### WHAT YOU HAVE TO DO
From the first line of the data down to and including the line with "import numpy as np", copy everything exactly, leaving out pictures.

### COLLECTED DATA

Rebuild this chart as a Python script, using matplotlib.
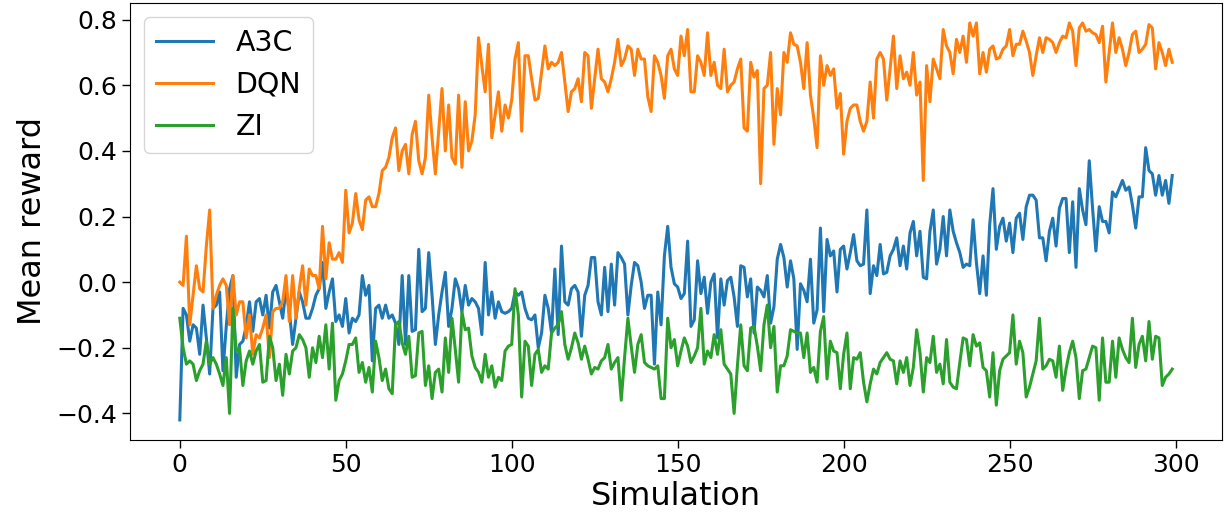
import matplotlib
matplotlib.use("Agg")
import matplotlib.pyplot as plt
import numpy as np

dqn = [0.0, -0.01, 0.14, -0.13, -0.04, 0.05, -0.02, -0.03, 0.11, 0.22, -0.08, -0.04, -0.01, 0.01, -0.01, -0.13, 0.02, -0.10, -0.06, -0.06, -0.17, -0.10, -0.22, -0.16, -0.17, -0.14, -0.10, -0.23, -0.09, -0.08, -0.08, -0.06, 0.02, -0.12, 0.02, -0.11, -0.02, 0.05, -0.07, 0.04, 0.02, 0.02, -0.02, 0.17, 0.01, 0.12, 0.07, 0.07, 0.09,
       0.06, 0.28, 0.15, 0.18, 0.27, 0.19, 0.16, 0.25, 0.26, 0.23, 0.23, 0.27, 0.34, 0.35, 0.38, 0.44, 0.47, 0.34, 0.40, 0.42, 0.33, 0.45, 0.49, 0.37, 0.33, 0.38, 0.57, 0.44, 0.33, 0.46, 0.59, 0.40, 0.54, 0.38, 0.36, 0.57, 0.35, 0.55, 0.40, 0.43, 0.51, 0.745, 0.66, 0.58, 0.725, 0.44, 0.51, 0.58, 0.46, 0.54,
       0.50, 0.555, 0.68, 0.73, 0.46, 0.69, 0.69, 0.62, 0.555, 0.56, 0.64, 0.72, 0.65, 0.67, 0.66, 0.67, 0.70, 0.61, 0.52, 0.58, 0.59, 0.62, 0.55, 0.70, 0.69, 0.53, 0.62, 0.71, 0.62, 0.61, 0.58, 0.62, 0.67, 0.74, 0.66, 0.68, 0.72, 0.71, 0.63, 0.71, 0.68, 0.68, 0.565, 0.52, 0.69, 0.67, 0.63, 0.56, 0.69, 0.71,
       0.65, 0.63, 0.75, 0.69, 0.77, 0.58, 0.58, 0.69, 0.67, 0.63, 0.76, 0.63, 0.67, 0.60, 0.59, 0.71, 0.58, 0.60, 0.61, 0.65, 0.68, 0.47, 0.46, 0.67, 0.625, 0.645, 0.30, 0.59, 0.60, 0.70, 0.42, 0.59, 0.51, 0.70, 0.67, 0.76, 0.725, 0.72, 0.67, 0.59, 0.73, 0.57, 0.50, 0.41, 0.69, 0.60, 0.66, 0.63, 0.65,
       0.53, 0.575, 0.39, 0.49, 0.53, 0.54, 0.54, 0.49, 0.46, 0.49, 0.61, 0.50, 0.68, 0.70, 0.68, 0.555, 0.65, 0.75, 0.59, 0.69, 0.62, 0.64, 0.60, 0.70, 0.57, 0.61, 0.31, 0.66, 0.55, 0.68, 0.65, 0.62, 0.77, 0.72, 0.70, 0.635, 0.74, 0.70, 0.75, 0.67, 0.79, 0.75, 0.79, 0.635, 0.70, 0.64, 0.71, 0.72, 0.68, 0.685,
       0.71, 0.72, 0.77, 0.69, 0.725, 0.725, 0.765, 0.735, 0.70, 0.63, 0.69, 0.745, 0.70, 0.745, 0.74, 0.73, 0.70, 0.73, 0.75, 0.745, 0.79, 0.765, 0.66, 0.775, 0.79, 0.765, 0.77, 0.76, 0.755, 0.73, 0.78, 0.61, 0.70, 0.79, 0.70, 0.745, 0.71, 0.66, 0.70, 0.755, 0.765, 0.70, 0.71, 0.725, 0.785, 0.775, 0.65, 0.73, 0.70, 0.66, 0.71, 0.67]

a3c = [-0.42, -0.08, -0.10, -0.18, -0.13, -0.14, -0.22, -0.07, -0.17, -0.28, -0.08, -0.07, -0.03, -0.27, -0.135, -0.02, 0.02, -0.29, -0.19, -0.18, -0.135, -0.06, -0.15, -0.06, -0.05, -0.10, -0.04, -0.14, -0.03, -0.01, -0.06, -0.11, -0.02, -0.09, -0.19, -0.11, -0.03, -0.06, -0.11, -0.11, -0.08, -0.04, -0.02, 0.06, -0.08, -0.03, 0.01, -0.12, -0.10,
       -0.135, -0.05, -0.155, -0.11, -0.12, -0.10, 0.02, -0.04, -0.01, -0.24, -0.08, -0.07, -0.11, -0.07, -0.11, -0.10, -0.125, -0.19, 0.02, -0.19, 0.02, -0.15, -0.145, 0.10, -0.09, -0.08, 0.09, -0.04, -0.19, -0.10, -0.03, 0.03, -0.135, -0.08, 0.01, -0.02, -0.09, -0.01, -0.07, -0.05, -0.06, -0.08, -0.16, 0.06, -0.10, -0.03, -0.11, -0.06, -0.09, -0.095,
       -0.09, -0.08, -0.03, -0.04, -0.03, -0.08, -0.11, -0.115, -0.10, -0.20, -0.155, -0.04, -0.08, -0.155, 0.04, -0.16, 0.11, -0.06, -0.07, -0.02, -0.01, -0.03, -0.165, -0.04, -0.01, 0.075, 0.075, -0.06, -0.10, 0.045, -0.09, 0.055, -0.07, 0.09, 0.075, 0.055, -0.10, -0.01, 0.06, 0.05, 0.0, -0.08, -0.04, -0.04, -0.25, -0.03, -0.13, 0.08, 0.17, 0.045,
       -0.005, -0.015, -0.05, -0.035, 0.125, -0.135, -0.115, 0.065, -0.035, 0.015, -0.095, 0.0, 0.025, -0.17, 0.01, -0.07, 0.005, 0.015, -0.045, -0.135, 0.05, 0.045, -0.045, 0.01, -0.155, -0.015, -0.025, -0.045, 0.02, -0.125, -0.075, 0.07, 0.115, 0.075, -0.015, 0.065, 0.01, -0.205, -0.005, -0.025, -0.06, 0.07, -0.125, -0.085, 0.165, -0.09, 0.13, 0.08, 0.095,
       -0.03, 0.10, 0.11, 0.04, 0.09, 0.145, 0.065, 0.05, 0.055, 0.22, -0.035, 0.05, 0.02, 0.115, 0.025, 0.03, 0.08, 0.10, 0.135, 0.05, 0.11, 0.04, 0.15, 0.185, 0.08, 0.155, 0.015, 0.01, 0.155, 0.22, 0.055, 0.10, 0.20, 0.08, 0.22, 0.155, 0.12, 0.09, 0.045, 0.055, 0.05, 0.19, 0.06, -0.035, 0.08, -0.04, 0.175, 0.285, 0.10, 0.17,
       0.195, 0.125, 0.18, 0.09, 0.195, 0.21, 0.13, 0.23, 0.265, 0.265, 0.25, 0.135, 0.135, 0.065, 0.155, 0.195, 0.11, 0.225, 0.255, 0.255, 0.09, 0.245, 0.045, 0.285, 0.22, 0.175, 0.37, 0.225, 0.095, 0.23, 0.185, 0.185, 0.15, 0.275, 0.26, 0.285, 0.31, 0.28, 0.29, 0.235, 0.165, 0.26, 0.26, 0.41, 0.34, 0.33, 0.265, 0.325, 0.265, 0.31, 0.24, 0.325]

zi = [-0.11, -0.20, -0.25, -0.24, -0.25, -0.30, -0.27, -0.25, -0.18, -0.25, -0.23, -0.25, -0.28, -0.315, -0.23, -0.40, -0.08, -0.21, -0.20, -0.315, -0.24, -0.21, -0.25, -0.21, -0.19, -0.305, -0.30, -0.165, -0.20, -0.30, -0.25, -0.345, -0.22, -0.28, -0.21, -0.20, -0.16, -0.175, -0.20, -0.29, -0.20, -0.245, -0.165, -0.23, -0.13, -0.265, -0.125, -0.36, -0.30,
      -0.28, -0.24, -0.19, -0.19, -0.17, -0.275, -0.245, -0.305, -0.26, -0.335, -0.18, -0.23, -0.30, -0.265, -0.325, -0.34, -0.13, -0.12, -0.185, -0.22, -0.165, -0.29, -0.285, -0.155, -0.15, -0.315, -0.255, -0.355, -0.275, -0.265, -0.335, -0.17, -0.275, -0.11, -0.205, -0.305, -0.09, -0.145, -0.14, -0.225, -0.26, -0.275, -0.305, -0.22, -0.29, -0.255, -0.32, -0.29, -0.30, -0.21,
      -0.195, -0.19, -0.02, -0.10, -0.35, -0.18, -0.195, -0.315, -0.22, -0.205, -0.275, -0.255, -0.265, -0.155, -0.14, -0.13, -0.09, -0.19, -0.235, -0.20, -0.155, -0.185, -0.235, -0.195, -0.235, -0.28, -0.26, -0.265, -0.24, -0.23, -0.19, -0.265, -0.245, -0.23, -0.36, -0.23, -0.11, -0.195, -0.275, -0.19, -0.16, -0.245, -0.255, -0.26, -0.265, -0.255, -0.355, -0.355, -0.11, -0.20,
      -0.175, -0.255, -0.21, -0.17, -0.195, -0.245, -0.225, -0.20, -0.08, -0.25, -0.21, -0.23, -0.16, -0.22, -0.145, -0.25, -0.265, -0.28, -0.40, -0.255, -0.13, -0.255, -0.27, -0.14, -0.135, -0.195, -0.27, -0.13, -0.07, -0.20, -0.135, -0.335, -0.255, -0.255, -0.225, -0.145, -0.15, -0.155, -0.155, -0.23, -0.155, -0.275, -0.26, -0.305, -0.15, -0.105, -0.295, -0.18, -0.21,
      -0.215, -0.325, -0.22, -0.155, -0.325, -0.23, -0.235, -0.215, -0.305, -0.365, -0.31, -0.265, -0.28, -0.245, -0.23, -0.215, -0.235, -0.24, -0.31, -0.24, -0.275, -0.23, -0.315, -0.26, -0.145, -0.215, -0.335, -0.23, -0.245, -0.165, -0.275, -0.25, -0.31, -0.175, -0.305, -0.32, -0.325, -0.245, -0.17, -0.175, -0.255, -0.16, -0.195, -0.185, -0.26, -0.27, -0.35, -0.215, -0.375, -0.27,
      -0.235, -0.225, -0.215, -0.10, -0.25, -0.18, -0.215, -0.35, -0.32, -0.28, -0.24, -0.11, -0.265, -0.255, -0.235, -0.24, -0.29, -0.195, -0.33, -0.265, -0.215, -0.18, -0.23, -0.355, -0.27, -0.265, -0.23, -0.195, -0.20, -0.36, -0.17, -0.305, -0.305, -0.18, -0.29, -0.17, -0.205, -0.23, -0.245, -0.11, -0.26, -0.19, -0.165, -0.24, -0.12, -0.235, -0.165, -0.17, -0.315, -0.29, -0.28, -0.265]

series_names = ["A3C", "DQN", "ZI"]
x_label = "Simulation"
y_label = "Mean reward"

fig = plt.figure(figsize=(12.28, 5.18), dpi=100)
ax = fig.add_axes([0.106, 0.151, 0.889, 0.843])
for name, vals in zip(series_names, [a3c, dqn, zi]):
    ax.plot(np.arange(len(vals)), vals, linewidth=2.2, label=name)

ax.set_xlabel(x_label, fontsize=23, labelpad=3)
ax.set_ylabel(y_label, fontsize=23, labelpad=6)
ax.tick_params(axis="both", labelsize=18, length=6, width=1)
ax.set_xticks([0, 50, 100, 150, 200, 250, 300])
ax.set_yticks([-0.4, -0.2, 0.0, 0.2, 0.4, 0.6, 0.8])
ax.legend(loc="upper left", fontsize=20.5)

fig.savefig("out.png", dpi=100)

### SOLUTION TO THE PROBLEM
Rebuild this chart as a Python script, using matplotlib.
import matplotlib
matplotlib.use("Agg")
import matplotlib.pyplot as plt
import numpy as np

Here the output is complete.